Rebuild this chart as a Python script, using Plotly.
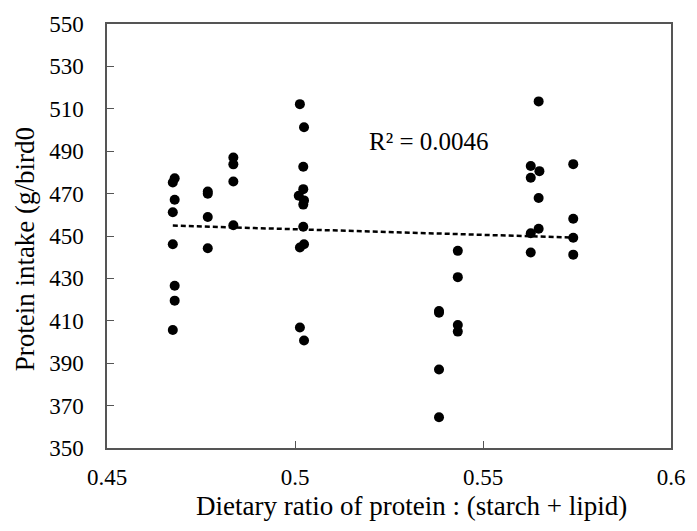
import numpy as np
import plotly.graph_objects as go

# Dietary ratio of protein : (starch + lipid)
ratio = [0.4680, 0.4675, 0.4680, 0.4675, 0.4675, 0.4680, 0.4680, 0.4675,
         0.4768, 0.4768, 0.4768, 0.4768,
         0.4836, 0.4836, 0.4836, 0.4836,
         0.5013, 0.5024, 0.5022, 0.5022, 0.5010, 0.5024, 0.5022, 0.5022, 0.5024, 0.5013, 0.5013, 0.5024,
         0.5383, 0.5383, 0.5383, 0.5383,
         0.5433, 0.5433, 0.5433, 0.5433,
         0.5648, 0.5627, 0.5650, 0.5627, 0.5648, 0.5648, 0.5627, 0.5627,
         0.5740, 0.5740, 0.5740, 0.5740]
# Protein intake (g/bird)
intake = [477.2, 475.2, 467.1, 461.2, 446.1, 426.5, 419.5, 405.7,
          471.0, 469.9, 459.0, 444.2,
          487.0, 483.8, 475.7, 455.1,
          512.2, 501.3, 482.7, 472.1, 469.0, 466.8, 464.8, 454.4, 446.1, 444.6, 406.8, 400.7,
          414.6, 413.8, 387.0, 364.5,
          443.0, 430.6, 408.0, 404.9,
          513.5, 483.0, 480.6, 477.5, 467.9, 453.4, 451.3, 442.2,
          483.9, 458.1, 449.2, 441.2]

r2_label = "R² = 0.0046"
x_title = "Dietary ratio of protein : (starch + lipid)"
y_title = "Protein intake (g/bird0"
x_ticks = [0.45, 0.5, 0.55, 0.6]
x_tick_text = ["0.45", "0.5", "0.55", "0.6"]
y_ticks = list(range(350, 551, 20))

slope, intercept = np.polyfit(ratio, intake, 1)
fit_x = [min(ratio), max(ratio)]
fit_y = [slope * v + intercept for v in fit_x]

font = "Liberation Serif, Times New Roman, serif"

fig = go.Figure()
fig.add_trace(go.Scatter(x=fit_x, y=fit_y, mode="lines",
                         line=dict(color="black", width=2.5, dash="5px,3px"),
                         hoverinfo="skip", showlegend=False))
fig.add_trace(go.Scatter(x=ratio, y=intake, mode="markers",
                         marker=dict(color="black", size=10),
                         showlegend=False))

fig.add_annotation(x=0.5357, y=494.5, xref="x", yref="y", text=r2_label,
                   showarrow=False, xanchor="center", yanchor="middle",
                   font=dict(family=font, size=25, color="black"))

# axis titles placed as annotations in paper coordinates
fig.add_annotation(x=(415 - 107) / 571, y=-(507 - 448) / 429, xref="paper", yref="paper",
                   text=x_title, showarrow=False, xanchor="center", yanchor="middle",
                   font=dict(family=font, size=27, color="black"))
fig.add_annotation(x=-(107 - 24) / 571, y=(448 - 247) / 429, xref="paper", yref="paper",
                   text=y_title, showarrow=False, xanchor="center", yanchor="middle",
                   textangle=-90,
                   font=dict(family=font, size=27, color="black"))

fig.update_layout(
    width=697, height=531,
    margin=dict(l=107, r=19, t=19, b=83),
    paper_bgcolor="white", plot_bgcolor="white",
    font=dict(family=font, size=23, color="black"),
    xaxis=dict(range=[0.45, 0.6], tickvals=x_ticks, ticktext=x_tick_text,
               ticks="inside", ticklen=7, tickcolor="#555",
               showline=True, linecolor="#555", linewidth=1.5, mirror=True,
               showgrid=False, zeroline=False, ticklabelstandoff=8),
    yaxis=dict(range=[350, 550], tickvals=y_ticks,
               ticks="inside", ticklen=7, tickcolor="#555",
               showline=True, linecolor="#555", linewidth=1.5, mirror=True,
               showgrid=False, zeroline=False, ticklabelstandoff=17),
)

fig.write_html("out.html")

▶ **GOAL OF THE EXERCISE**
Leave the pictures out and copy the rest of the data exactly.

▶ **ANSWER IN FULL**
Rebuild this chart as a Python script, using Plotly.
import numpy as np
import plotly.graph_objects as go

# Dietary ratio of protein : (starch + lipid)
ratio = [0.4680, 0.4675, 0.4680, 0.4675, 0.4675, 0.4680, 0.4680, 0.4675,
         0.4768, 0.4768, 0.4768, 0.4768,
         0.4836, 0.4836, 0.4836, 0.4836,
         0.5013, 0.5024, 0.5022, 0.5022, 0.5010, 0.5024, 0.5022, 0.5022, 0.5024, 0.5013, 0.5013, 0.5024,
         0.5383, 0.5383, 0.5383, 0.5383,
         0.5433, 0.5433, 0.5433, 0.5433,
         0.5648, 0.5627, 0.5650, 0.5627, 0.5648, 0.5648, 0.5627, 0.5627,
         0.5740, 0.5740, 0.5740, 0.5740]
# Protein intake (g/bird)
intake = [477.2, 475.2, 467.1, 461.2, 446.1, 426.5, 419.5, 405.7,
          471.0, 469.9, 459.0, 444.2,
          487.0, 483.8, 475.7, 455.1,
          512.2, 501.3, 482.7, 472.1, 469.0, 466.8, 464.8, 454.4, 446.1, 444.6, 406.8, 400.7,
          414.6, 413.8, 387.0, 364.5,
          443.0, 430.6, 408.0, 404.9,
          513.5, 483.0, 480.6, 477.5, 467.9, 453.4, 451.3, 442.2,
          483.9, 458.1, 449.2, 441.2]

r2_label = "R² = 0.0046"
x_title = "Dietary ratio of protein : (starch + lipid)"
y_title = "Protein intake (g/bird0"
x_ticks = [0.45, 0.5, 0.55, 0.6]
x_tick_text = ["0.45", "0.5", "0.55", "0.6"]
y_ticks = list(range(350, 551, 20))

slope, intercept = np.polyfit(ratio, intake, 1)
fit_x = [min(ratio), max(ratio)]
fit_y = [slope * v + intercept for v in fit_x]

font = "Liberation Serif, Times New Roman, serif"

fig = go.Figure()
fig.add_trace(go.Scatter(x=fit_x, y=fit_y, mode="lines",
                         line=dict(color="black", width=2.5, dash="5px,3px"),
                         hoverinfo="skip", showlegend=False))
fig.add_trace(go.Scatter(x=ratio, y=intake, mode="markers",
                         marker=dict(color="black", size=10),
                         showlegend=False))

fig.add_annotation(x=0.5357, y=494.5, xref="x", yref="y", text=r2_label,
                   showarrow=False, xanchor="center", yanchor="middle",
                   font=dict(family=font, size=25, color="black"))

# axis titles placed as annotations in paper coordinates
fig.add_annotation(x=(415 - 107) / 571, y=-(507 - 448) / 429, xref="paper", yref="paper",
                   text=x_title, showarrow=False, xanchor="center", yanchor="middle",
                   font=dict(family=font, size=27, color="black"))
fig.add_annotation(x=-(107 - 24) / 571, y=(448 - 247) / 429, xref="paper", yref="paper",
                   text=y_title, showarrow=False, xanchor="center", yanchor="middle",
                   textangle=-90,
                   font=dict(family=font, size=27, color="black"))

fig.update_layout(
    width=697, height=531,
    margin=dict(l=107, r=19, t=19, b=83),
    paper_bgcolor="white", plot_bgcolor="white",
    font=dict(family=font, size=23, color="black"),
    xaxis=dict(range=[0.45, 0.6], tickvals=x_ticks, ticktext=x_tick_text,
               ticks="inside", ticklen=7, tickcolor="#555",
               showline=True, linecolor="#555", linewidth=1.5, mirror=True,
               showgrid=False, zeroline=False, ticklabelstandoff=8),
    yaxis=dict(range=[350, 550], tickvals=y_ticks,
               ticks="inside", ticklen=7, tickcolor="#555",
               showline=True, linecolor="#555", linewidth=1.5, mirror=True,
               showgrid=False, zeroline=False, ticklabelstandoff=17),
)

fig.write_html("out.html")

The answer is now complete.